The Force Family And What Drag Racing Did For Them

John Force is the greatest drag racer in the history of the NHRA. He has won 16 Funny Car World Championships, a number that is not just the most in Funny Car history but the most for any driver in the sport’s most competitive class.

His career spans more than five decades of professional drag racing. He is the sport’s most recognizable figure and the foundation around which one of motorsports’ most famous family stories has been built.

But Force has also been honest about the cost of that career on his role as a father.

In a 2018 interview with the Los Angeles Times, he said:

“I failed as a father, miserably. But drag racing, NHRA, brought them all home to me. Brought us back together because it brought them racing.”

That reunion played out in a specific way with each of his daughters. Ashley Force Hood became an NHRA Funny Car driver, the first daughter to drive professionally for the team.

Brittany Force became one of the most successful Top Fuel drivers in the sport, winning multiple championships and driving for the family team.

Courtney Force drove Funny Car professionally before retiring to raise a family with IndyCar driver Graham Rahal. Each came to the sport through their father. Each built a career in it.

Adria came differently. She was not a driver. She was the one who made it possible for the operation to function, the eldest sister who stayed behind the administrative curtain while her younger siblings took center stage at the track.

She traveled the country to be at races not as a competitor but as a family member and a professional, watching her sisters run, watching her former husband Robert Hight win championships, watching her daughter Autumn race junior dragsters and cheering louder than anyone else in the stands.

Robert Hight And Autumn

Adria was previously married to Robert Hight, one of the most accomplished Funny Car drivers in NHRA history and the current president of John Force Racing.

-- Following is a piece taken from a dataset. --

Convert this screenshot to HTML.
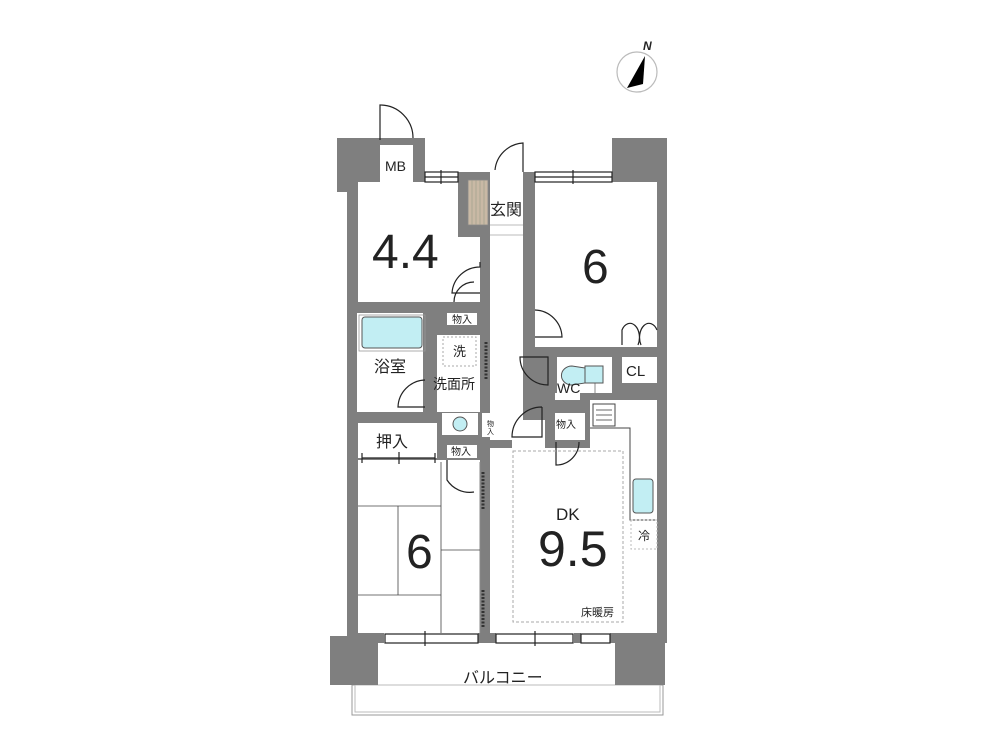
<!DOCTYPE html>
<html><head><meta charset="utf-8"><style>
html,body{margin:0;padding:0;background:#fff;width:1000px;height:750px;overflow:hidden}
text{font-family:"Liberation Sans","Noto Sans CJK JP",sans-serif;fill:#222}
</style></head><body>
<svg width="1000" height="750" viewBox="0 0 1000 750" xmlns="http://www.w3.org/2000/svg">
<!-- compass -->
<circle cx="637" cy="72" r="20" fill="#fff" stroke="#bbb" stroke-width="1.2"/>
<polygon points="645,56 627,88 643,84" fill="#000"/>
<text x="643" y="50" font-size="12" font-weight="bold" font-style="italic">N</text>

<!-- balcony -->
<rect x="352" y="685" width="311" height="30" fill="none" stroke="#999" stroke-width="1"/>
<rect x="355" y="685" width="305" height="27" fill="none" stroke="#bbb" stroke-width="1"/>

<!-- gray base -->
<g fill="#7f7f7f">
<rect x="347" y="172" width="320" height="471"/>
<rect x="337" y="138" width="88" height="54"/>
<rect x="612" y="138" width="55" height="54"/>
<rect x="330" y="636" width="48" height="49"/>
<rect x="615" y="636" width="50" height="49"/>
</g>
<!-- white rooms -->
<g fill="#fff">
<rect x="380" y="145" width="33" height="40"/>
<rect x="425" y="172" width="33" height="10"/>
<rect x="535" y="172" width="77" height="10"/>
<rect x="358" y="182" width="100" height="120"/>
<rect x="458" y="237" width="22" height="65"/>
<rect x="490" y="172" width="33" height="268"/>
<rect x="535" y="182" width="122" height="165"/>
<rect x="447" y="313" width="30" height="12"/>
<rect x="357" y="313" width="66" height="99"/>
<rect x="437" y="335" width="43" height="77"/>
<rect x="442" y="413" width="36" height="22"/>
<rect x="482" y="413" width="16" height="24"/>
<rect x="358" y="423" width="79" height="35"/>
<rect x="447" y="445" width="30" height="13"/>
<rect x="358" y="460" width="122" height="173"/>
<rect x="490" y="448" width="167" height="185"/>
<rect x="512" y="420" width="33" height="30"/>
<rect x="557" y="357" width="55" height="36"/>
<rect x="555" y="393" width="25" height="7"/>
<rect x="622" y="357" width="35" height="26"/>
<rect x="555" y="413" width="30" height="27"/>
<rect x="590" y="400" width="67" height="233"/>
<rect x="384" y="633" width="94" height="10"/>
<rect x="496" y="633" width="78" height="10"/>
<rect x="581" y="633" width="29" height="10"/>
</g>
<!-- windows -->
<g fill="none" stroke="#222" stroke-width="1.2">
<rect x="425" y="172" width="33" height="10"/><line x1="425" y1="177" x2="458" y2="177"/><line x1="441" y1="170" x2="441" y2="184"/>
<rect x="535" y="172" width="77" height="10"/><line x1="535" y1="177" x2="612" y2="177"/><line x1="573" y1="170" x2="573" y2="184"/>
<rect x="385" y="634" width="93" height="9"/><line x1="425" y1="631" x2="425" y2="646"/>
<rect x="496" y="634" width="77" height="9"/><line x1="535" y1="631" x2="535" y2="646"/>
<rect x="581" y="634" width="29" height="9"/>
<!-- doors -->
<path d="M380 140 L380 105 A33 33 0 0 1 413 138"/>
<path d="M523 172 L523 143 A30 30 0 0 0 495 170"/>
<path d="M480 262 L480 267 A28 28 0 0 0 452 293 L480 293"/>
<path d="M474 282 A20 20 0 0 0 454 302"/>
<path d="M535 310 A28 28 0 0 1 562 337 L535 337"/>
<path d="M622 345 L622 330 A8 12 0 0 1 638 345 M657 330 A8 12 0 0 0 641 345 L641 345"/>
<path d="M548 357 L520 357 A28 28 0 0 0 548 385 Z"/>
<path d="M425 380 A28 28 0 0 0 398 407 L425 407"/>
<path d="M542 407 L542 437 L512 437 A30 30 0 0 1 542 407"/>
<path d="M556 442 L556 465 A23 23 0 0 0 579 442"/>
<path d="M447 460 L447 480 A27 27 0 0 0 474 492"/>
<path d="M362 458 L435 458 M362 453 L362 463 M399 452 L399 464 M435 453 L435 463"/>
</g>
<!-- shoe box -->
<rect x="468" y="180" width="20" height="45" fill="#c9b9a5" stroke="#888" stroke-width="0.8"/>
<g stroke="#998" stroke-width="0.6"><line x1="472" y1="180" x2="472" y2="225"/><line x1="476" y1="180" x2="476" y2="225"/><line x1="480" y1="180" x2="480" y2="225"/><line x1="484" y1="180" x2="484" y2="225"/></g>
<line x1="490" y1="225" x2="523" y2="225" stroke="#bbb"/><line x1="490" y1="235" x2="523" y2="235" stroke="#bbb"/>
<!-- bath tub -->
<rect x="362" y="317" width="60" height="31" rx="3" fill="#c2eef3" stroke="#555" stroke-width="1"/>
<rect x="359" y="315" width="66" height="36" fill="none" stroke="#999" stroke-width="0.8"/>
<!-- wash -->
<rect x="443" y="337" width="33" height="29" fill="none" stroke="#aaa" stroke-dasharray="2,2"/>
<circle cx="460" cy="424" r="7" fill="#c2eef3" stroke="#555"/>
<!-- fusuma / partitions -->
<g stroke="#333" stroke-width="3" stroke-dasharray="2,1.5" fill="none">
<line x1="486" y1="342" x2="486" y2="380"/>
<line x1="483" y1="472" x2="483" y2="510"/>
<line x1="483" y1="590" x2="483" y2="628"/>
</g>
<line x1="480" y1="462" x2="480" y2="633" stroke="#888"/>
<!-- tatami -->
<g stroke="#444" stroke-width="0.8">
<line x1="358" y1="506" x2="441" y2="506"/><line x1="358" y1="595" x2="441" y2="595"/>
<line x1="398" y1="506" x2="398" y2="595"/><line x1="441" y1="462" x2="441" y2="633"/>
<line x1="441" y1="550" x2="480" y2="550"/>
</g>
<!-- toilet -->
<path d="M595 377 L595 393" stroke="#888"/>
<path d="M585 368 L572 366 A10 9 0 0 0 572 385 L585 383 Z" fill="#c2eef3" stroke="#555"/>
<rect x="585" y="366" width="18" height="17" fill="#c2eef3" stroke="#555"/>
<!-- kitchen -->
<rect x="593" y="404" width="22" height="22" fill="#fff" stroke="#444"/>
<g stroke="#444" stroke-width="0.8"><line x1="596" y1="410" x2="612" y2="410"/><line x1="596" y1="415" x2="612" y2="415"/><line x1="596" y1="420" x2="612" y2="420"/></g>
<path d="M590 428 L630 428 L630 520 L657 520" fill="none" stroke="#444" stroke-width="1"/>
<rect x="633" y="479" width="20" height="34" rx="3" fill="#c2eef3" stroke="#555"/>
<rect x="631" y="520" width="26" height="29" fill="none" stroke="#bbb" stroke-dasharray="2,2"/>
<rect x="513" y="451" width="110" height="171" fill="none" stroke="#aaa" stroke-dasharray="3,2"/>
<!-- labels -->
<text x="372" y="268" font-size="48">4.4</text>
<text x="582" y="283" font-size="48">6</text>
<text x="406" y="568" font-size="48">6</text>
<text x="538" y="566" font-size="50">9.5</text>
<text x="556" y="520" font-size="17">DK</text>
<text x="385" y="171" font-size="14">MB</text>
<text x="490" y="215" font-size="16">玄関</text>
<text x="452" y="323" font-size="10">物入</text>
<text x="453" y="356" font-size="13">洗</text>
<text x="374" y="372" font-size="16">浴室</text>
<text x="433" y="389" font-size="14">洗面所</text>
<text x="557" y="393" font-size="14">WC</text>
<text x="626" y="376" font-size="15">CL</text>
<text x="556" y="428" font-size="10">物入</text>
<text x="487" y="426" font-size="7">物</text>
<text x="487" y="434" font-size="7">入</text>
<text x="376" y="447" font-size="16">押入</text>
<text x="451" y="455" font-size="10">物入</text>
<text x="638" y="540" font-size="12">冷</text>
<text x="581" y="616" font-size="11">床暖房</text>
<text x="463" y="683" font-size="16">バルコニー</text>
</svg>
</body></html>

Hight has won multiple Funny Car championships driving for the team that Adria helped build.

The family and professional connections between Adria and Robert are layered in the way that only a sport run by families can produce, she was the daughter of the man he drives for, the CFO of the team he races with, and the mother of the daughter they share.

Their daughter, Autumn Hight, grew up in the same racing world that defined her parents and her grandparents.

The obituary describes Adria’s relationship with Autumn with characteristic simplicity. Adria loved being her mother, they traveled the country together going to NHRA events, and when Autumn started racing junior dragsters, Adria was her biggest fan.

Autumn is engaged to Nathan Prose with plans to marry later in 2026. She had not yet posted publicly about her mother’s death as of the time of writing.

In recent years, Adria and her fiancé Jimmy Collins had moved to Indiana specifically to be closer to Autumn.

She had stepped back from the highest-profile demands of her career to embrace a quieter life, caring for her pets, traveling to races, spending time with the people she loved. She was surrounded by her family when she died.

What She Leaves Behind

The NHRA community does not produce many household names from its front offices.

The drivers get the fame, the reaction times, the burnouts, the elapsed times in the three-second range, the explosions that send cars into the barriers at 300 miles per hour.

The people who make the organizations run, the CFOs and operations directors and logistics coordinators, are largely invisible to the audiences who come to the track.

Adria Hight was one of those people. She chose to be one of those people.

The obituary does not frame that choice as a sacrifice. It frames it as a calling, something she was good at, something she committed to, something she built over three decades until the team her father founded was worthy of the dynasty word.

She is survived by her daughter Autumn, her parents John Force and Lana Starks, her fiancé Jimmy Collins, her siblings Ashley, Brittany and Courtney, and their children, Jacob, Noah, Brody, Harlan, Tinley and Fallon, the nieces and nephews who the obituary notes “adored their silly aunt.”

She was 56 years old. Private services will be held.

The celebration of her life will come later, in California, where she grew up collecting matchbox cars and learning what it meant to be a Force.